Nation Media profit hits Sh1.7bn, keeps dividend at Sh2.5 a share - VIDEO

What you need to know:

  • NMG’s Kenya TV division, which is made up of NTV and QTV, more than doubled its operating profit, which rose by 131 per cent during the accounting period.
  • NMG — the largest media company in East and Central Africa — plans to install a Sh1.8 billion ($20 million) state-of-the-art printing press mid next year to improve the quality of newspapers and increase pagination. The new press will be funded from the company’s internal cash reserves.
  • Operating profit was down in Uganda’s Monitor Publications partly caused by a long-drawn recovery from the disruption in May last year following a two-week closure by the government.

Nation Media Group’s profit before tax grew to Sh1.7 billion in the period to June 2014, helped by increased sales and prudent cost management in a tough operating environment characterised by rising inflation and a wave of insecurity.

The Nairobi bourse-listed media house’s turnover rose by 0.3 per cent to Sh6.4 billion despite missing the one-off earnings from last year’s General Election.

“The void in income attributable to the General Election, which boosted the results in the first half of last year, was mitigated by a combination of new innovative income generation projects as well as sustained cost cutting measures,” NMG chief executive Linus Gitahi said.

The NMG board announced an interim dividend of Sh2.50 per share, the same rate as last year.

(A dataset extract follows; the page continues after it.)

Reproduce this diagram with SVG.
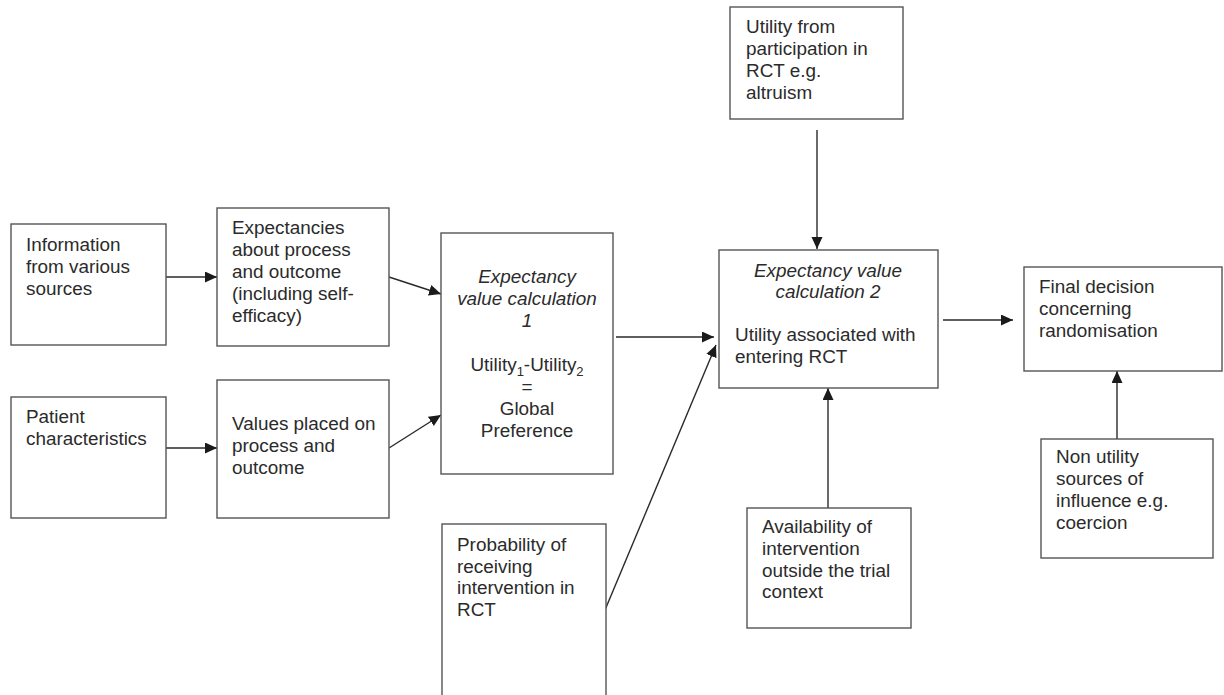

The group’s Newspapers Division’s continued to be a big driver of the earnings, having cut operational costs by 14 per cent and returned operating profit that was one per cent higher than a similar period last year.

DOUBLED OPERATING PROFIT

NMG’s Kenya TV division, which is made up of NTV and QTV, more than doubled its operating profit, which rose by 131 per cent during the accounting period.

NTV Uganda posted a 12 per cent growth in advertising revenue, driven by increased market share and new programmes.

The Business Daily’s operating profit rose by 80 per cent, driven by a 15 per cent growth in circulation revenue and a four per cent growth in advertising revenue.

Operating profit was down in Uganda’s Monitor Publications partly caused by a long-drawn recovery from the disruption in May last year following a two-week closure by the government.

NMG’s Tanzanian subsidiary Mwananchi Publications had circulation revenue grow by 23 per cent. This was attributed to commencement of newspaper printing in Mwanza, which helped increase sales and access to the lake region market.

Mr Gitahi said the company projected to make better returns on the second half of this year.

“We are optimistic of sustaining growth in the remaining half of the year.”

NMG — the largest media company in East and Central Africa — plans to install a Sh1.8 billion ($20 million) state-of-the-art printing press mid next year to improve the quality of newspapers and increase pagination. The new press will be funded from the company’s internal cash reserves.

The group’s cash reserves remained at Sh4.2 billion as at end of June.

The NMG board chairman Wilfred Kiboro, however, warned that the protracted legal battle over the switch from analogue to digital broadcasting was holding back investments in the sector.

DIGITAL BROADCASTING

The Supreme Court is yet to rule on a case filed by NMG and two other media houses challenging the planned migration to digital broadcasting.

The three media companies argue that the shift to digital from the current analogue should not be effected until broadcasters are granted a digital signal distribution licence.

Mr Kiboro said NMG was ready to distribute affordable digital set-top boxes if they win the court case and are awarded a digital broadcasting licence.